Jan Garbarek Group
(Royal Festival Hall. 17 November 2019. EFG London Festival. Review by Mike Collins)
Trading fours sounds different in a Jan Garbarek set. An hour and half into their gig at the Royal Festival Hall, Trilok Gurtu was firing streams of Konnakol phrases, the Indian language of verbalized rhythm, at Garbarek who was responding with dancing, spiraling phrases on a wooden flute. This was after an epic solo percussion episode from Gurtu which had embraced relatively conventional drumming as well as pails of water and submerged gongs, via a bit of beat-box style vocals.
Jan Garbarek Group. Oslo 2016. Photo credit: Tore Sætre/ Creative Commons
Bass player Yuri Daniel joined in with a choppy rhythm, plectrum rasping on the strings and they burst into a swaying theme for the finale. Garbarek’s solo burned with a passionate intensity as he stretched out, and it was followed by a matching flurry from Rainer Brüninghaus at the keyboard. It was a standout moment in the long set and had the Festival Hall devotees of the ECM legend on their feet clamouring for more.
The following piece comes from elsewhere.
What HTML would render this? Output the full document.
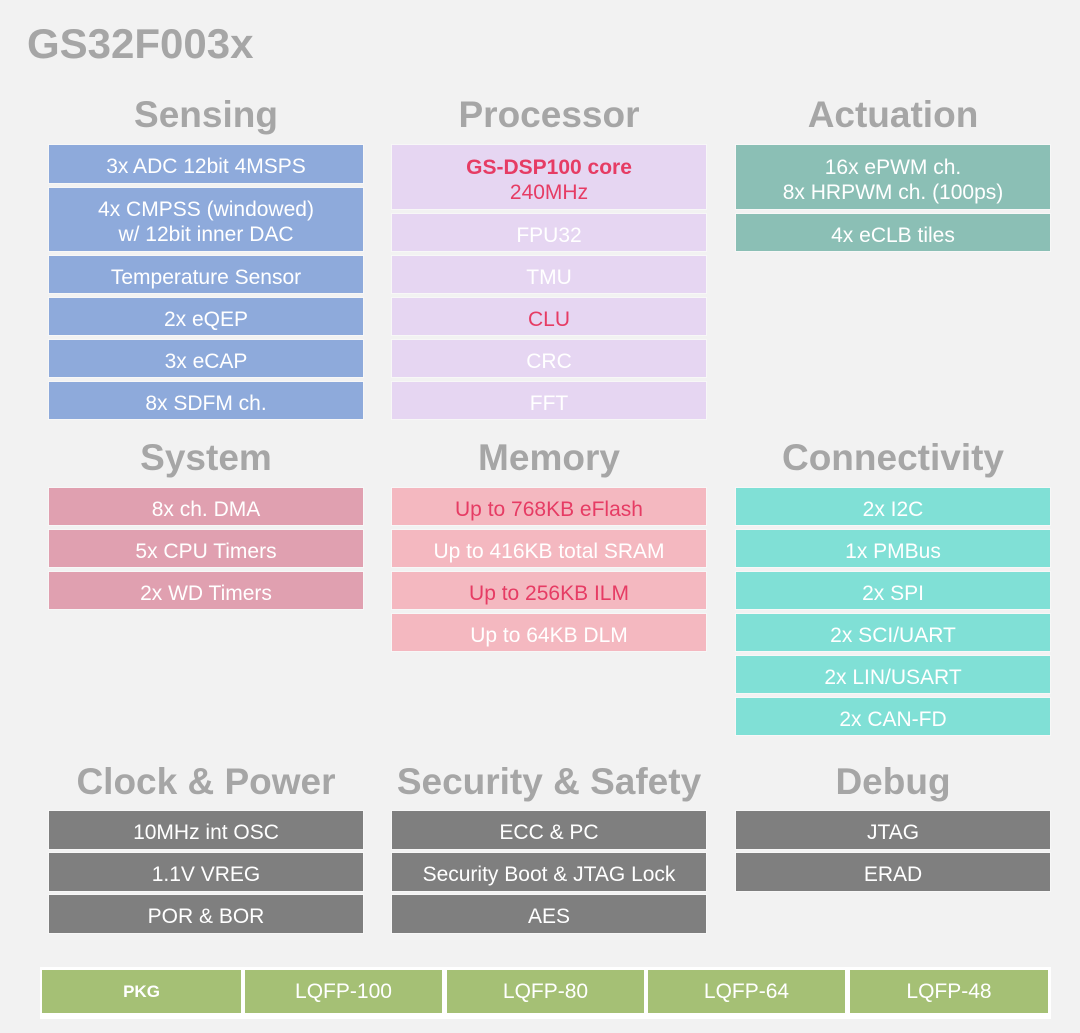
<!DOCTYPE html>
<html><head><style>
body{margin:0;width:1080px;height:1033px;background:#f2f2f2;font-family:"Liberation Sans",sans-serif;position:relative;overflow:hidden}
.t{position:absolute;left:27px;top:20px;font-size:42px;font-weight:bold;color:#a6a6a6}
.h{position:absolute;width:316px;text-align:center;font-size:37px;font-weight:bold;color:#a6a6a6;line-height:40px}
.b{position:absolute;width:316px;display:flex;align-items:center;justify-content:center;text-align:center;color:#fff;font-size:21px;line-height:25px;border:1px solid #f7f7f7;box-sizing:border-box;padding-top:5px}
.r{color:#e63c64}
.s{background:#8eaadb}.p{background:#e6d6f2}.a{background:#8bbfb5}.y{background:#e0a0b0}.m{background:#f4b8c0}.c{background:#80e0d6}.g{background:#7f7f7f}
.k{position:absolute;top:970px;height:43px;background:#a5c075;color:#fff;font-size:21px;display:flex;align-items:center;justify-content:center}
</style></head><body>
<div class="t">GS32F003x</div>
<div class="h" style="left:48px;top:95px">Sensing</div>
<div class="h" style="left:391px;top:95px">Processor</div>
<div class="h" style="left:735px;top:95px">Actuation</div>

<div class="b s" style="left:48px;top:144px;height:40px">3x ADC 12bit 4MSPS</div>
<div class="b s" style="left:48px;top:187px;height:65px">4x CMPSS (windowed)<br>w/ 12bit inner DAC</div>
<div class="b s" style="left:48px;top:255px;height:39px">Temperature Sensor</div>
<div class="b s" style="left:48px;top:297px;height:39px">2x eQEP</div>
<div class="b s" style="left:48px;top:339px;height:39px">3x eCAP</div>
<div class="b s" style="left:48px;top:381px;height:39px">8x SDFM ch.</div>

<div class="b p r" style="left:391px;top:144px;height:66px"><span><b>GS-DSP100 core</b><br>240MHz</span></div>
<div class="b p" style="left:391px;top:213px;height:39px">FPU32</div>
<div class="b p" style="left:391px;top:255px;height:39px">TMU</div>
<div class="b p r" style="left:391px;top:297px;height:39px">CLU</div>
<div class="b p" style="left:391px;top:339px;height:39px">CRC</div>
<div class="b p" style="left:391px;top:381px;height:39px">FFT</div>

<div class="b a" style="left:735px;top:144px;height:66px">16x ePWM ch.<br>8x HRPWM ch. (100ps)</div>
<div class="b a" style="left:735px;top:213px;height:39px">4x eCLB tiles</div>

<div class="h" style="left:48px;top:438px">System</div>
<div class="h" style="left:391px;top:438px">Memory</div>
<div class="h" style="left:735px;top:438px">Connectivity</div>

<div class="b y" style="left:48px;top:487px;height:39px">8x ch. DMA</div>
<div class="b y" style="left:48px;top:529px;height:39px">5x CPU Timers</div>
<div class="b y" style="left:48px;top:571px;height:39px">2x WD Timers</div>

<div class="b m r" style="left:391px;top:487px;height:39px">Up to 768KB eFlash</div>
<div class="b m" style="left:391px;top:529px;height:39px">Up to 416KB total SRAM</div>
<div class="b m r" style="left:391px;top:571px;height:39px">Up to 256KB ILM</div>
<div class="b m" style="left:391px;top:613px;height:39px">Up to 64KB DLM</div>

<div class="b c" style="left:735px;top:487px;height:39px">2x I2C</div>
<div class="b c" style="left:735px;top:529px;height:39px">1x PMBus</div>
<div class="b c" style="left:735px;top:571px;height:39px">2x SPI</div>
<div class="b c" style="left:735px;top:613px;height:39px">2x SCI/UART</div>
<div class="b c" style="left:735px;top:655px;height:39px">2x LIN/USART</div>
<div class="b c" style="left:735px;top:697px;height:39px">2x CAN-FD</div>

<div class="h" style="left:48px;top:762px">Clock &amp; Power</div>
<div class="h" style="left:391px;top:762px">Security &amp; Safety</div>
<div class="h" style="left:735px;top:762px">Debug</div>

<div class="b g" style="left:48px;top:810px;height:40px">10MHz int OSC</div>
<div class="b g" style="left:48px;top:852px;height:40px">1.1V VREG</div>
<div class="b g" style="left:48px;top:894px;height:40px">POR &amp; BOR</div>
<div class="b g" style="left:391px;top:810px;height:40px">ECC &amp; PC</div>
<div class="b g" style="left:391px;top:852px;height:40px">Security Boot &amp; JTAG Lock</div>
<div class="b g" style="left:391px;top:894px;height:40px">AES</div>
<div class="b g" style="left:735px;top:810px;height:40px">JTAG</div>
<div class="b g" style="left:735px;top:852px;height:40px">ERAD</div>

<div style="position:absolute;left:40px;top:967px;width:1011px;height:52px;background:#fff"></div>
<div class="k" style="left:42px;width:199px;font-weight:bold;font-size:17px">PKG</div>
<div class="k" style="left:245px;width:197px">LQFP-100</div>
<div class="k" style="left:447px;width:197px">LQFP-80</div>
<div class="k" style="left:648px;width:197px">LQFP-64</div>
<div class="k" style="left:850px;width:198px">LQFP-48</div>
</body></html>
This was the end of a ‘takeover day’ at the Southbank to mark 50 years since Manfred Eicher founded ECM and there’d been several gigs and sets throughout the afternoon. Joe Lovano and Julia Hülsmann in a discussion session had made clear the pervasiveness of Eicher’s vision and influence in both signing and encouraging young players, involvement in recording sessions, and pressing and challenging artists to go beyond what they themselves may be imagining.
It was fitting then to end the day with someone who has been with the label since the very early days, himself signed as a young relatively unknown artist, who has experimented and explored over that time and whose yearning, soaring sound seems to embody something of the ‘ECM sound’.
The gig began with that sound on soprano over the ghostly hiss of wind, then the keyboard traced a quintessentially evocative theme before the sax picked it up and the full band joined in. They dug into the back catalogue introducing dancing melodies, folk-tinged themes and more driving sinuous lines, all fuelled by the rocky, rippling pulse laid down by Daniel and Gurtu. The set was punctuated by solo spots for first Daniel then Brüninghaus before Gurtu set them up for the finale.
There was just a sense that they were not always quite at the top of their unrivalled game. Some of the themes lacked the airy lightness that gives this music wings, and the solo spots had a few incongruous moments; a swerve through Afro Blue and frenetic slap bass in the bass slot, a demented boogie woogie blues in the piano spot seemed slightly out of kilter. The emotional heft of Garbarek’s playing and the tumultuous conclusion however were more than enough to remind us of why he’s revered and this group has such a following.